Stated exercise: Pick out every line in the data below that holds "picture".
— Begin —
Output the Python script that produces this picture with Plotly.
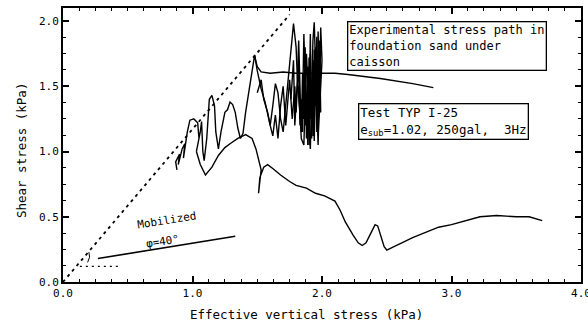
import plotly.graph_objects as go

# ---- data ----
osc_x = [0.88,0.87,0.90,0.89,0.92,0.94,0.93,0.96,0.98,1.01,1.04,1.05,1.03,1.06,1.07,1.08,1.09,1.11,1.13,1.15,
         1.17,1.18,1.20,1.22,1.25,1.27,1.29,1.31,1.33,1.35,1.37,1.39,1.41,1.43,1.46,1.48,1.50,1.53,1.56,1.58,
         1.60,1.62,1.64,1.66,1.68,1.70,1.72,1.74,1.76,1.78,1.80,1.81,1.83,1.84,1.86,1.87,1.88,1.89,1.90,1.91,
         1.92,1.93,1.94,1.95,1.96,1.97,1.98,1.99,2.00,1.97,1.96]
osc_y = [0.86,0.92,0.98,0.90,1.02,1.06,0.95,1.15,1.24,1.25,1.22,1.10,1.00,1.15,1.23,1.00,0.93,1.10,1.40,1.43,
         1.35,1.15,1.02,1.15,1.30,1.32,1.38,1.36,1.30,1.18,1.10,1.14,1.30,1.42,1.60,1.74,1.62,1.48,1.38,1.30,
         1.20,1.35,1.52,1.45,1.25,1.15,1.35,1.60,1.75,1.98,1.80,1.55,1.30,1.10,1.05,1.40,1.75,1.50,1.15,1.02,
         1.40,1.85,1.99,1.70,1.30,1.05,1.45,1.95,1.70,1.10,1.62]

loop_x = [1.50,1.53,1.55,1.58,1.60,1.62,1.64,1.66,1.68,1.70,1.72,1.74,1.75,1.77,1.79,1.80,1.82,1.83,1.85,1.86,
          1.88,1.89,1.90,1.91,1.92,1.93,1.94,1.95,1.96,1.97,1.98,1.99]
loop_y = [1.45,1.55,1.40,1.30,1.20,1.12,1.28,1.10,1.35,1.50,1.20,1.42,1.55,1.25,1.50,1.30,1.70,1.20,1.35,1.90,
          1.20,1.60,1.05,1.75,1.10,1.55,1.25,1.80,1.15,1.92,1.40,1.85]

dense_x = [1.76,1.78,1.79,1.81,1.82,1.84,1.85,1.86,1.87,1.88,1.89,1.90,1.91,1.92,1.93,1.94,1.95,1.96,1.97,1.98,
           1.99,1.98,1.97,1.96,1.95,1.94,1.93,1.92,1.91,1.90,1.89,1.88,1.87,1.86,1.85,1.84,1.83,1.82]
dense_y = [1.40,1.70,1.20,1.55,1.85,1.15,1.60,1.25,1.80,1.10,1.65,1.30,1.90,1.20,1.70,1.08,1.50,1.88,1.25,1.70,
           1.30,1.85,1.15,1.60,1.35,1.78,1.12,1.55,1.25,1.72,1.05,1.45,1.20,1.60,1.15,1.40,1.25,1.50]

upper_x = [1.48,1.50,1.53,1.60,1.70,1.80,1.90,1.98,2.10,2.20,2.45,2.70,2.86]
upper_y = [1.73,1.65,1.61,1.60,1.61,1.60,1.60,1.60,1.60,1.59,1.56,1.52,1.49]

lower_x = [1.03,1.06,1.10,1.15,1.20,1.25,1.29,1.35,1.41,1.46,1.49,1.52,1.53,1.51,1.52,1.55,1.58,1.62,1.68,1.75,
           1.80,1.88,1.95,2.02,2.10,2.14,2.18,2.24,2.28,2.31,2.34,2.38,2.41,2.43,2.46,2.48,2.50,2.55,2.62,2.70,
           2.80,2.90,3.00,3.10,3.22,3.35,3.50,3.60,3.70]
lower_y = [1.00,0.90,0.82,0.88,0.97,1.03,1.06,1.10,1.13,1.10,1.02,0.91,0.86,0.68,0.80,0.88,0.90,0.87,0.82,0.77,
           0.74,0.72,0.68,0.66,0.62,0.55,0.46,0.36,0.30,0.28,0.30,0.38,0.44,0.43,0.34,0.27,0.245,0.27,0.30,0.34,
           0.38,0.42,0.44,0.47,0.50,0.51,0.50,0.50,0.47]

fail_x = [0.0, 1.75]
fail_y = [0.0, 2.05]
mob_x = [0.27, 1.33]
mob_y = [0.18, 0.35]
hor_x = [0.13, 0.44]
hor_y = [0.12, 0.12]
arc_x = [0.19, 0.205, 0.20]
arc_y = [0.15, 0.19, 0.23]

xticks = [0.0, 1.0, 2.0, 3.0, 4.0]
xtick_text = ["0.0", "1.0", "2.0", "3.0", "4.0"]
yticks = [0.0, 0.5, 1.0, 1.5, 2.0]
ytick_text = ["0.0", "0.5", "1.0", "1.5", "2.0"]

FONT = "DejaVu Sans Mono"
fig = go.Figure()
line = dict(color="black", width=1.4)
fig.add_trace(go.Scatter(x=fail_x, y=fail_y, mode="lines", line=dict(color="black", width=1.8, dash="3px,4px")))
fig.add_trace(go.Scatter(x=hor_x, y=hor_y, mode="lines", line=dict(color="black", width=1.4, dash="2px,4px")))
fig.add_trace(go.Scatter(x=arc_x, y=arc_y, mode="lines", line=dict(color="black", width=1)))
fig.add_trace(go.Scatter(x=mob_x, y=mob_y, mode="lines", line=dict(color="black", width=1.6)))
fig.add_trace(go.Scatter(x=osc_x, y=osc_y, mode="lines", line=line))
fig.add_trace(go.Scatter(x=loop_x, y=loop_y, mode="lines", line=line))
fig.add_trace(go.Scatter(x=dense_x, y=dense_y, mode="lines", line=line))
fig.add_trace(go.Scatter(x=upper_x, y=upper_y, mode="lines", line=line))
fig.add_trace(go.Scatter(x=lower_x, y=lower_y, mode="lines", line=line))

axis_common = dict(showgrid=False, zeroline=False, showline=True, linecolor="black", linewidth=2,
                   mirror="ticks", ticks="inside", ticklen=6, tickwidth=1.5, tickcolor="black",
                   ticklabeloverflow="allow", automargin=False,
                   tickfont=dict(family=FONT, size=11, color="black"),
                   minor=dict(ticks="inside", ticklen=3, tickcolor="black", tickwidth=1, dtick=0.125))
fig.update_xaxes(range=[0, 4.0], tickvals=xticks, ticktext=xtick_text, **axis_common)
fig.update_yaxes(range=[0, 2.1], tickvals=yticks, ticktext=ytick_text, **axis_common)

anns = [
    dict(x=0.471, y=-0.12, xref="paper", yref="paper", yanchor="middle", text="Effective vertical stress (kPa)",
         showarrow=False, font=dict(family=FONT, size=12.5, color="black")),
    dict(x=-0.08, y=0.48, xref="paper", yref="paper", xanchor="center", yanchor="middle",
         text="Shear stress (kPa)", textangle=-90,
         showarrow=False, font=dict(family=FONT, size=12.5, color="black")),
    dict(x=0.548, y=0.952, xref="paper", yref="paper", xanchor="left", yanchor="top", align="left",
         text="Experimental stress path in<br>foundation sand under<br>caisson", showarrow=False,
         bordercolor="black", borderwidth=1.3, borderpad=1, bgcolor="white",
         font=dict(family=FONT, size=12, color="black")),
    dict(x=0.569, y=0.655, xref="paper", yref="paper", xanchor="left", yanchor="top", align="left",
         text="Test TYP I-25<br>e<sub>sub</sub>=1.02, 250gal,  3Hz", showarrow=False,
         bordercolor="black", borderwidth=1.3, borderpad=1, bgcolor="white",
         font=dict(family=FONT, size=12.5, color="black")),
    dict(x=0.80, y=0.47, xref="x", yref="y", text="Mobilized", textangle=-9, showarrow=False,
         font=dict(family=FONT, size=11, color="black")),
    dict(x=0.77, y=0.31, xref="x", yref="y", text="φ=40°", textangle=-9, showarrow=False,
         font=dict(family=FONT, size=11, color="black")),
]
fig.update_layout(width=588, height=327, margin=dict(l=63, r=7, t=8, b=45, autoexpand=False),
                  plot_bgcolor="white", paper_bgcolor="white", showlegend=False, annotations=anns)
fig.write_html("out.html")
— End —
Complete output:
Output the Python script that produces this picture with Plotly.

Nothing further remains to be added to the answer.